The game installer can't control the layout on an HDD without doing some very questionable things like defragging and moving existing user files around the disk. It probably _could_ but the risk of irrecoverable user data loss or accidentally corrupting a boot partition via a bug would make it completely not worth it.
Even if you pack those, there's no guarantee they don't get fragmented by the filesystem.
CDs are different not because of media, but because of who owns the storage media layout.
I recently downloaded Hunt showdown. I think it was around 70 gigs. About a month later, I had to update it. The download was the same size. I think they literally just overrode the entire game because they were too lazy to update it properly.
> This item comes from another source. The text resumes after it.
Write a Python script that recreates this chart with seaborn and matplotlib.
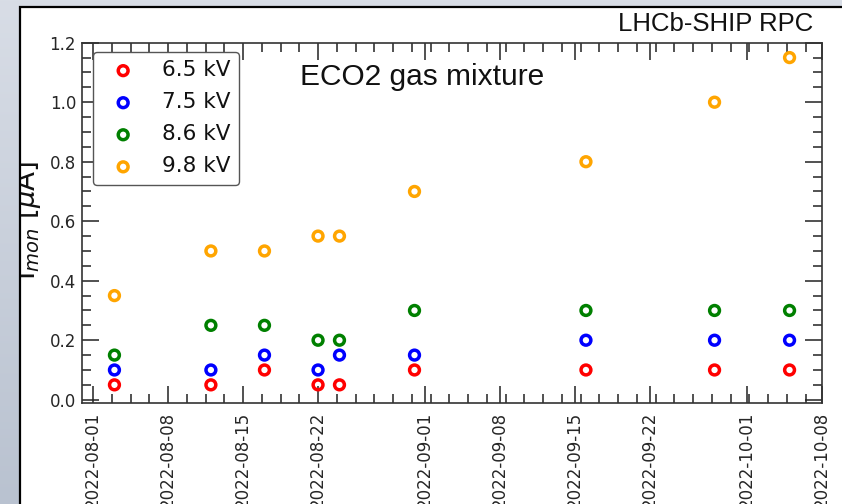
import matplotlib
matplotlib.use("Agg")
import numpy as np
import pandas as pd
import seaborn as sns
import matplotlib.pyplot as plt
import matplotlib.dates as mdates
import matplotlib.ticker as mticker
from matplotlib.patches import Rectangle
from matplotlib.colors import LinearSegmentedColormap
from matplotlib.transforms import Bbox

# ---- data ----
dates = ["2022-08-03", "2022-08-12", "2022-08-17", "2022-08-22", "2022-08-24",
         "2022-08-31", "2022-09-16", "2022-09-28", "2022-10-05"]
i_65 = [0.05, 0.05, 0.10, 0.05, 0.05, 0.10, 0.10, 0.10, 0.10]
i_75 = [0.10, 0.10, 0.15, 0.10, 0.15, 0.15, 0.20, 0.20, 0.20]
i_86 = [0.15, 0.25, 0.25, 0.20, 0.20, 0.30, 0.30, 0.30, 0.30]
i_98 = [0.35, 0.50, 0.50, 0.55, 0.55, 0.70, 0.80, 1.00, 1.15]
series = [i_65, i_75, i_86, i_98]
labels = ["6.5 kV", "7.5 kV", "8.6 kV", "9.8 kV"]
colors = ["red", "blue", "green", "orange"]

sns.set_theme(style="ticks")
plt.rcParams["font.family"] = ["DejaVu Sans"]

W, H = 842, 504
fig = plt.figure(figsize=(W / 100, H / 100), dpi=100)

# window-like background gradient
bg = fig.add_axes([0, 0, 1, 1], zorder=-10)
grad = np.linspace(0, 1, 256).reshape(-1, 1)
cmap = LinearSegmentedColormap.from_list("bg", ["#d8dde6", "#b9c2d0"])
bg.imshow(grad, aspect="auto", extent=[0, 1, 0, 1], cmap=cmap, origin="upper")
bg.axis("off")

# white canvas with black border
rect = Rectangle((20 / W, -0.05), 1.2, 1 - 7 / H + 0.05, transform=fig.transFigure,
                 facecolor="white", edgecolor="black", linewidth=1.6, zorder=-5)
fig.add_artist(rect)

ax_l, ax_r, ax_t, ax_b = 82.3, 821.7, 42.7, 402.7
ax = fig.add_axes([ax_l / W, (H - ax_b) / H, (ax_r - ax_l) / W, (ax_b - ax_t) / H])
ax.set_facecolor("white")

for vals, lab, col in zip(series, labels, colors):
    df = pd.DataFrame({"date": pd.to_datetime(dates), "I": vals})
    sns.scatterplot(data=df, x="date", y="I", ax=ax, marker="o", s=50,
                    facecolor="none", edgecolor=col, color=col,
                    linewidth=2.5, label=lab, zorder=3)

ax.set_xlim(pd.Timestamp("2022-07-31"), pd.Timestamp("2022-10-08"))
ax.set_ylim(-0.01, 1.2)

ax.xaxis.set_major_locator(mdates.DayLocator(bymonthday=[1, 8, 15, 22]))
ax.xaxis.set_major_formatter(mdates.DateFormatter("%Y-%m-%d"))
ax.xaxis.set_minor_locator(mticker.AutoMinorLocator(4))
ax.yaxis.set_major_locator(mticker.MultipleLocator(0.2))
ax.yaxis.set_major_formatter(mticker.FormatStrFormatter("%.1f"))
ax.yaxis.set_minor_locator(mticker.AutoMinorLocator(4))

ax.tick_params(which="both", direction="in", top=True, right=True,
               color="#222222", width=1.1)
ax.tick_params(which="major", length=12.5)
ax.tick_params(which="minor", length=6.2)
ax.tick_params(axis="x", which="major", labelsize=12, pad=6.5, labelrotation=90)
ax.tick_params(axis="y", which="major", labelsize=12, pad=4.5)
for lbl in ax.get_xticklabels():
    lbl.set_va("top")
for sp in ax.spines.values():
    sp.set_linewidth(1.2)
    sp.set_color("#333333")

ax.set_xlabel("")
ax.set_ylabel("")

ylab = fig.text(43 / W, 1 - 220.5 / H, r"I$_{mon}$ [$\mu$A]", rotation=90,
                ha="right", va="center", fontsize=20, color="#111111")
ylab.set_clip_box(Bbox([[21, 0], [W, H]]))

ax.text(0.9886, 1.0314, "LHCb-SHIP RPC", transform=ax.transAxes, ha="right",
        va="baseline", fontsize=18.5, family=["Liberation Sans", "DejaVu Sans"],
        color="#111111")
ax.text(0.2944, 0.883, "ECO2 gas mixture", transform=ax.transAxes, ha="left",
        va="baseline", fontsize=21.5, family=["Liberation Sans", "DejaVu Sans"],
        color="#111111")

leg = ax.legend(loc="upper left", bbox_to_anchor=(0.0145, 0.975), borderaxespad=0,
                fontsize=15.5, frameon=True, fancybox=True, framealpha=1,
                edgecolor="#555555", labelspacing=0.56, handletextpad=0.8)
leg.get_frame().set_linewidth(1.0)
for t in leg.get_texts():
    t.set_color("#111111")

fig.savefig("out.png", dpi=100)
The opposite happens in some games where the update will be a gigabyte or two, but the patching takes so long, that some players with fast enough download speeds will swear by wholly uninstalling and reinstalling the game.
I observed this too with some other games. Really annoying, when you need to redownload tens of gigabytes , because they cannot be arsed to put a proper updater. Things that were solved by most games way before Steam became even big.
To be fair, they started working on the game before it was discontinued. I'm sure someone made a decision that it made more sense to continue on without support rather than start from scratch.
You can, but on the other hand they've been battling bugs from it with every release. The game is notorious for breaking things constantly. I played for quite a while and the sound engine was always awful with things not in your line of sight frequently not making any noise at all, and every month or two a new major bug relating to host client desyncing is found out by the community who then has to have big campaigns badgering the devs to notice and fix it. Very fun game still but if they had started with a supported engine a lot of stuff would probably work way better
Yeah but what evidence is there that what you describe is an engine problem rather than an Arrowhead can't software engineer problem?
As others point out, several other good games were made on this engine, and they do not have such abysmal engineering quality. Vermintide 2 is on the same engine and very much doesn't have problems with constant bugs and regressions.
Arrowhead struggled to fix the lock on for the missile launcher for months, and then claimed that "raycasts are hard* and I just don't think they should be for a game dev. Several patches seem to show that they just do not test at all the release build, and that they don't seem to have functioning version control to keep from breaking things they've already fixed.
>and every month or two a new major bug relating to host client desyncing is found out by the community who then has to have big campaigns badgering the devs to notice and fix it.
This is not a game engine problem. Does fire damage properly work across multiplayer yet?
If im remembering correctly, I think its a variant of the engine that vermintide and darktide use, some old autodesk-acquired engine. Given the successes of vermintide and darktide, the engine still has plenty of legs left.
It was legit faster to delete and redownload this game than update it since steam considered my SSD too full (WITH 200 GIGS FREE) to download the files to said SSD, instead opting to use my SLOWEST HDD as the cache drive for the download.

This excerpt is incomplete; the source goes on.